Jeff Rohrman

Personal information
- Full name: Jeffrey Rohrman
- Date of birth: November 21, 1964 (age 61)
- Place of birth: Warrenton, Virginia, United States
- Position: Midfielder

College career
- Years: Team / Apps / (Gls)
- 1982–1983: Bethany Lutheran Vikings
- 1984–1985: Milwaukee Panthers

Senior career*
- Years: Team / Apps / (Gls)
- 1986–1987: Milwaukee Wave (indoor) / 8 / (1)
- 1989: Real Santa Barbara

Managerial career
- 1990–1991: Bethany Lutheran College
- 1994: Navy Midshipmen (assistant)
- 1995–2001: Maryland Terrapins (assistant)
- 2002–2008: Wisconsin Badgers

= Jeff Rohrman =

American soccer player and coach

Jeff Rohrman is a retired U.S. soccer midfielder who spent two seasons in the American Indoor Soccer Association and one in the Western Soccer League. He has also coached for nearly twenty years at the collegiate level.

==Player==
Rohrman began his collegiate career at Bethany Lutheran College, where he was a junior college All-American his sophomore season. In 2008, Bethany Lutheran inducted Rohrman into the school's Athletic Hall of Fame. He then transferred to the University of Wisconsin–Milwaukee in 1984, where he finished his final two years of college eligibility. While at UW-Milwaukee, he was team captain and was voted team MVP following his senior season. Rohrman earned a bachelor's degree in zoology from Wisconsin-Milwaukee in 1986 and his master's degree in physical education and sports administration from Mankato State College in 1991.

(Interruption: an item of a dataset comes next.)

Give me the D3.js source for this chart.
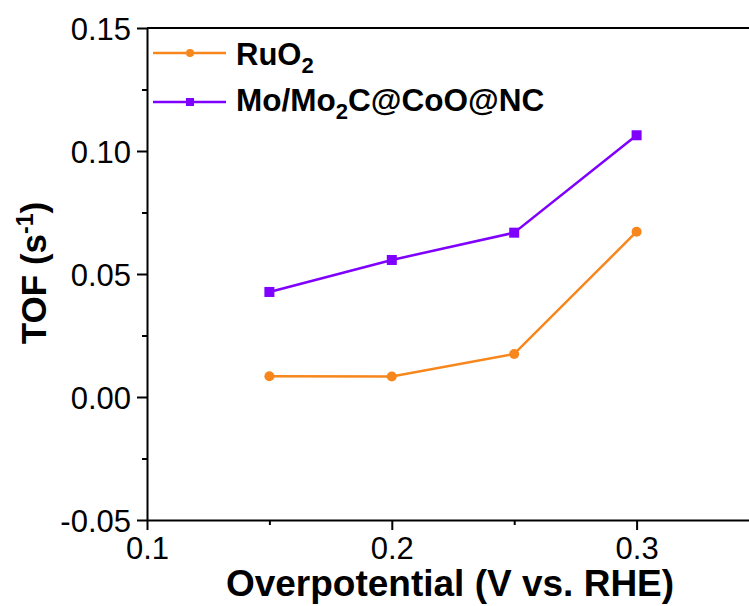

Rohrman was invited to the 1986 Olympic Soccer Festival in Houston. In 1986 and 1987, he played for the Milwaukee Wave of the American Indoor Soccer Association and Real Santa Barbara of the Western Soccer League in 1989.

==Coach==
In 1990, Rohrman began his coaching career as head coach of Bethany Lutheran College. He then spent several seasons as an assistant women's soccer coach at the U.S. Naval Academy. Rohrman also worked as an intern for the U.S. Olympic Committee, where he coordinated the competition for the U-20 National Team. He was then the top assistant at the University of Maryland, College Park, for seven years.

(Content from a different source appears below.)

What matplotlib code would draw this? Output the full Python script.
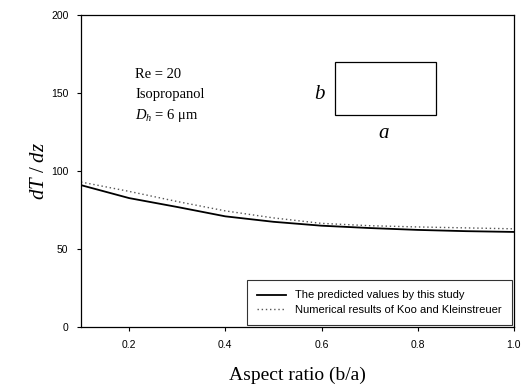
import numpy as np
import matplotlib.pyplot as plt
from matplotlib.patches import Rectangle

# values
aspect_ratio = [0.1, 0.2, 0.3, 0.4, 0.5, 0.6, 0.7, 0.8, 0.9, 1.0]
predicted = [91, 82.7, 77, 71, 67.5, 65, 63.5, 62.3, 61.5, 61]
numerical = [93, 87, 80.5, 74.5, 70, 66.5, 65, 64.2, 63.6, 63]

x_ticks = [0.2, 0.4, 0.6, 0.8, 1.0]
x_ticklabels = ['0.2', '0.4', '0.6', '0.8', '1.0']
y_ticks = [0, 50, 100, 150, 200]

serif = 'Liberation Serif'
sans = 'Liberation Sans'

plt.rcParams['mathtext.fontset'] = 'custom'
plt.rcParams['mathtext.rm'] = serif
plt.rcParams['mathtext.it'] = serif + ':italic'

fig = plt.figure(figsize=(5.26, 3.88), dpi=100)
ax = fig.add_axes([0.154, 0.157, 0.823, 0.804])

ax.plot(aspect_ratio, predicted, '-', color='black', linewidth=1.3,
        label='The predicted values by this study')
ax.plot(aspect_ratio, numerical, linestyle=(0, (1, 2)), color='#555555',
        linewidth=1.0, label='Numerical results of Koo and Kleinstreuer')

ax.set_xlim(0.1, 1.0)
ax.set_ylim(0, 200)
ax.set_xticks(x_ticks)
ax.set_xticklabels(x_ticklabels, fontname=sans, fontsize=7.5)
ax.set_yticks(y_ticks)
ax.set_yticklabels([str(v) for v in y_ticks], fontname=sans, fontsize=7.5)
ax.tick_params(direction='out', length=3, width=0.8, pad=6)

for s in ax.spines.values():
    s.set_linewidth(0.9)

ax.set_xlabel('Aspect ratio (b/a)', fontname=serif, fontsize=14, labelpad=12)
ax.set_ylabel(r'$dT\ /\ dz$', fontsize=15, labelpad=2)

# annotations
ax.text(0.125, 0.81, 'Re = 20', transform=ax.transAxes, fontname=serif,
        fontsize=10.5, va='center')
ax.text(0.125, 0.745, 'Isopropanol', transform=ax.transAxes, fontname=serif,
        fontsize=10.5, va='center')
ax.text(0.125, 0.678, r'$D_h$ = 6 $\mathrm{\mu}$m', transform=ax.transAxes,
        fontname=serif, fontsize=10.5, va='center')

# channel cross-section sketch
ax.add_patch(Rectangle((0.587, 0.680), 0.233, 0.170, transform=ax.transAxes,
                       fill=False, edgecolor='black', linewidth=0.9))
ax.text(0.55, 0.745, 'b', transform=ax.transAxes, fontname=serif,
        fontstyle='italic', fontsize=15, ha='center', va='center')
ax.text(0.70, 0.622, 'a', transform=ax.transAxes, fontname=serif,
        fontstyle='italic', fontsize=15, ha='center', va='center')

leg = ax.legend(loc='lower right', prop={'family': sans, 'size': 8},
                frameon=True, fancybox=False, edgecolor='black',
                handlelength=2.6, borderaxespad=0.2, borderpad=0.9,
                labelspacing=0.4)
leg.get_frame().set_linewidth(0.8)

fig.savefig('out.png', dpi=100)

In 2002, he was hired as the head men's soccer coach at the University of Wisconsin–Madison. Wisconsin recorded the 300th win in program history under his watch; in 2006, Wisconsin was ranked in the polls for the first time in more than 7 years after upsetting number seven Illinois-Chicago. In November 2008, he resigned after compiling a 61–63–12 record.

Now, Coach Rohrman coaches for Bethesda Soccer Club in Maryland. His wife, Nancy Rohrman, a former U.S. national team member, also coaches for Bethesda.